Apunto, al propósito, que la Doctrina Social
de la Iglesia ha asumido el principio mencionado: Escribió Juan Pablo II en su
encíclica Centesimus annus: El magisterio reconoce la validez del principio
de la división de poderes en un estado. Es preferible que un poder esté
equilibrado por otros poderes y otras esferas de competencia que lo mantengan
en su justo límite. Éste es el principio del Estado de Derecho en el cual es
soberana la ley y no la voluntad arbitraria de los hombres.
Citemos otra vez a
Esquiú.
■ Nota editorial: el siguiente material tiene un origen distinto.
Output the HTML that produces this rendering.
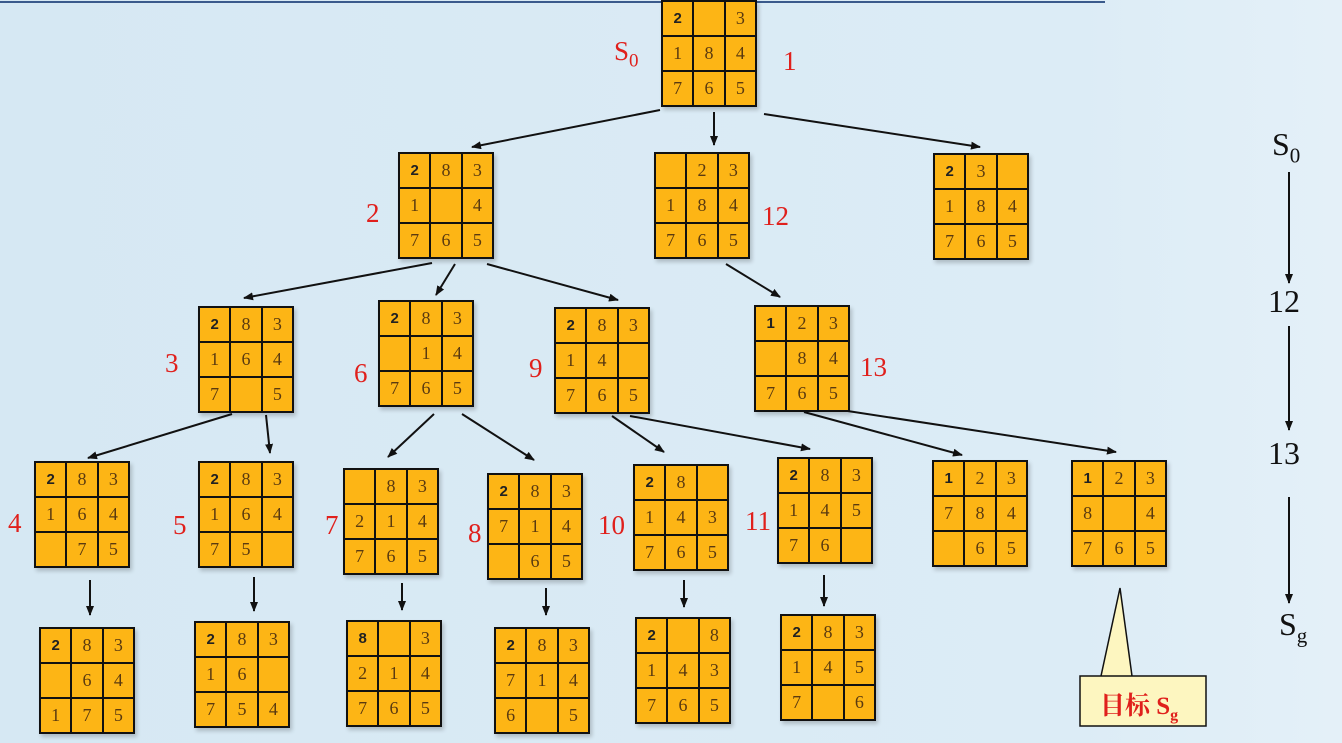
<!DOCTYPE html>
<html><head><meta charset="utf-8"><style>
body{margin:0;width:1342px;height:743px;overflow:hidden;background:linear-gradient(90deg,#d6e8f3,#dcecf6 80%,#e4f0f8);position:relative;font-family:"Liberation Serif",serif}
.b{position:absolute;width:92px;height:103px;border:2px solid #111;background:#111;display:grid;grid-template-columns:repeat(3,1fr);grid-template-rows:repeat(3,1fr);gap:2px;box-shadow:2px 3px 4px rgba(0,0,0,.2)}
.b span{background:#fdb515;color:#5a3a10;font-size:18px;display:flex;align-items:center;justify-content:center}
.b span:first-child{font-family:"Liberation Sans",sans-serif;font-weight:bold;color:#222;font-size:15px}
.l{position:absolute;color:#e0201c;font-size:27px}
.r{position:absolute;color:#111;font-size:32px}
svg{position:absolute;left:0;top:0}
</style></head><body>
<div style="position:absolute;left:0;top:1px;width:1105px;height:2px;background:#3a5a8c"></div>
<svg width="1342" height="743"><defs><marker id="a" markerWidth="10" markerHeight="8" refX="9" refY="4" orient="auto" markerUnits="userSpaceOnUse"><path d="M0,0L10,4L0,8z" fill="#111"/></marker></defs>
<g stroke="#111" stroke-width="2" fill="none" marker-end="url(#a)">
<line x1="660" y1="110" x2="472" y2="147"/>
<line x1="714" y1="112" x2="714" y2="145"/>
<line x1="764" y1="114" x2="980" y2="147"/>
<line x1="432" y1="263" x2="244" y2="298"/>
<line x1="455" y1="264" x2="436" y2="295"/>
<line x1="487" y1="264" x2="618" y2="300"/>
<line x1="726" y1="264" x2="780" y2="297"/>
<line x1="232" y1="414" x2="88" y2="458"/>
<line x1="266" y1="415" x2="270" y2="453"/>
<line x1="434" y1="414" x2="388" y2="457"/>
<line x1="462" y1="414" x2="534" y2="460"/>
<line x1="612" y1="416" x2="664" y2="452"/>
<line x1="630" y1="416" x2="810" y2="449"/>
<line x1="804" y1="412" x2="962" y2="455"/>
<line x1="828" y1="408" x2="1116" y2="452"/>
<line x1="90" y1="580" x2="90" y2="615"/>
<line x1="254" y1="577" x2="254" y2="611"/>
<line x1="402" y1="583" x2="402" y2="610"/>
<line x1="546" y1="588" x2="546" y2="615"/>
<line x1="684" y1="580" x2="684" y2="607"/>
<line x1="824" y1="575" x2="824" y2="606"/>
<line x1="1289" y1="172" x2="1289" y2="283"/>
<line x1="1289" y1="326" x2="1289" y2="430"/>
<line x1="1289" y1="497" x2="1289" y2="603"/>
</g>
<path d="M1080,676H1206V726H1080V676H1101L1120,588L1132,676" fill="#fdf6c0" stroke="#111" stroke-width="1.5"/>
</svg>
<div class="b" style="left:661px;top:0px"><span>2</span><span></span><span>3</span><span>1</span><span>8</span><span>4</span><span>7</span><span>6</span><span>5</span></div>
<div class="b" style="left:398px;top:152px"><span>2</span><span>8</span><span>3</span><span>1</span><span></span><span>4</span><span>7</span><span>6</span><span>5</span></div>
<div class="b" style="left:654px;top:152px"><span></span><span>2</span><span>3</span><span>1</span><span>8</span><span>4</span><span>7</span><span>6</span><span>5</span></div>
<div class="b" style="left:933px;top:153px"><span>2</span><span>3</span><span></span><span>1</span><span>8</span><span>4</span><span>7</span><span>6</span><span>5</span></div>
<div class="b" style="left:198px;top:306px"><span>2</span><span>8</span><span>3</span><span>1</span><span>6</span><span>4</span><span>7</span><span></span><span>5</span></div>
<div class="b" style="left:378px;top:300px"><span>2</span><span>8</span><span>3</span><span></span><span>1</span><span>4</span><span>7</span><span>6</span><span>5</span></div>
<div class="b" style="left:554px;top:307px"><span>2</span><span>8</span><span>3</span><span>1</span><span>4</span><span></span><span>7</span><span>6</span><span>5</span></div>
<div class="b" style="left:754px;top:305px"><span>1</span><span>2</span><span>3</span><span></span><span>8</span><span>4</span><span>7</span><span>6</span><span>5</span></div>
<div class="b" style="left:34px;top:461px"><span>2</span><span>8</span><span>3</span><span>1</span><span>6</span><span>4</span><span></span><span>7</span><span>5</span></div>
<div class="b" style="left:198px;top:461px"><span>2</span><span>8</span><span>3</span><span>1</span><span>6</span><span>4</span><span>7</span><span>5</span><span></span></div>
<div class="b" style="left:343px;top:468px"><span></span><span>8</span><span>3</span><span>2</span><span>1</span><span>4</span><span>7</span><span>6</span><span>5</span></div>
<div class="b" style="left:487px;top:473px"><span>2</span><span>8</span><span>3</span><span>7</span><span>1</span><span>4</span><span></span><span>6</span><span>5</span></div>
<div class="b" style="left:633px;top:464px"><span>2</span><span>8</span><span></span><span>1</span><span>4</span><span>3</span><span>7</span><span>6</span><span>5</span></div>
<div class="b" style="left:777px;top:457px"><span>2</span><span>8</span><span>3</span><span>1</span><span>4</span><span>5</span><span>7</span><span>6</span><span></span></div>
<div class="b" style="left:932px;top:460px"><span>1</span><span>2</span><span>3</span><span>7</span><span>8</span><span>4</span><span></span><span>6</span><span>5</span></div>
<div class="b" style="left:1071px;top:460px"><span>1</span><span>2</span><span>3</span><span>8</span><span></span><span>4</span><span>7</span><span>6</span><span>5</span></div>
<div class="b" style="left:39px;top:627px"><span>2</span><span>8</span><span>3</span><span></span><span>6</span><span>4</span><span>1</span><span>7</span><span>5</span></div>
<div class="b" style="left:194px;top:621px"><span>2</span><span>8</span><span>3</span><span>1</span><span>6</span><span></span><span>7</span><span>5</span><span>4</span></div>
<div class="b" style="left:346px;top:620px"><span>8</span><span></span><span>3</span><span>2</span><span>1</span><span>4</span><span>7</span><span>6</span><span>5</span></div>
<div class="b" style="left:494px;top:627px"><span>2</span><span>8</span><span>3</span><span>7</span><span>1</span><span>4</span><span>6</span><span></span><span>5</span></div>
<div class="b" style="left:635px;top:617px"><span>2</span><span></span><span>8</span><span>1</span><span>4</span><span>3</span><span>7</span><span>6</span><span>5</span></div>
<div class="b" style="left:780px;top:614px"><span>2</span><span>8</span><span>3</span><span>1</span><span>4</span><span>5</span><span>7</span><span></span><span>6</span></div>
<div class="l" style="left:614px;top:36px">S<sub style="font-size:19px">0</sub></div>
<div class="l" style="left:783px;top:46px">1</div>
<div class="l" style="left:366px;top:198px">2</div>
<div class="l" style="left:762px;top:201px">12</div>
<div class="l" style="left:165px;top:348px">3</div>
<div class="l" style="left:354px;top:358px">6</div>
<div class="l" style="left:529px;top:353px">9</div>
<div class="l" style="left:860px;top:352px">13</div>
<div class="l" style="left:8px;top:508px">4</div>
<div class="l" style="left:173px;top:510px">5</div>
<div class="l" style="left:325px;top:510px">7</div>
<div class="l" style="left:468px;top:518px">8</div>
<div class="l" style="left:598px;top:510px">10</div>
<div class="l" style="left:745px;top:506px">11</div>
<div class="l" style="left:1100px;top:686px;font-family:'Liberation Serif','Noto Serif CJK SC',serif;font-size:25px;font-weight:bold">目标 S<sub style="font-size:16px">g</sub></div>
<div class="r" style="left:1272px;top:126px">S<sub style="font-size:21px">0</sub></div>
<div class="r" style="left:1268px;top:283px">12</div>
<div class="r" style="left:1268px;top:435px">13</div>
<div class="r" style="left:1279px;top:606px">S<sub style="font-size:21px">g</sub></div>
</body></html>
En su sermón pronunciado en la iglesia matriz de Catamarca el 9 de
julio de 1853, con motivo de la jura de la Constitución Nacional, decía: La
vida y conservación del pueblo argentino dependen de que su Constitución sea
fija; que no ceda al empuje de los hombres; que sea un ancla pesadísima a que
esté asida esta nave, que ha tropezado en todos los escollos, que se ha
estrellado en todas las costas, y que todos los vientos y todas las corrientes
la han lanzado
. Previó también
qué podía pasar si la soberanía de la ley cede ante la voluntad arbitraria de
los hombres: la dominación de dos monstruos en nuestro suelo: anarquía y
despotismo. Monstruos que, lamentablemente, en más de una ocasión, se ensañaron
con nuestra Argentina.
Que de esos males
nos libre Dios, fuente de toda razón y justicia, y Nuestro Salvador Jesucristo,
Rey verdadero y Señor de la historia.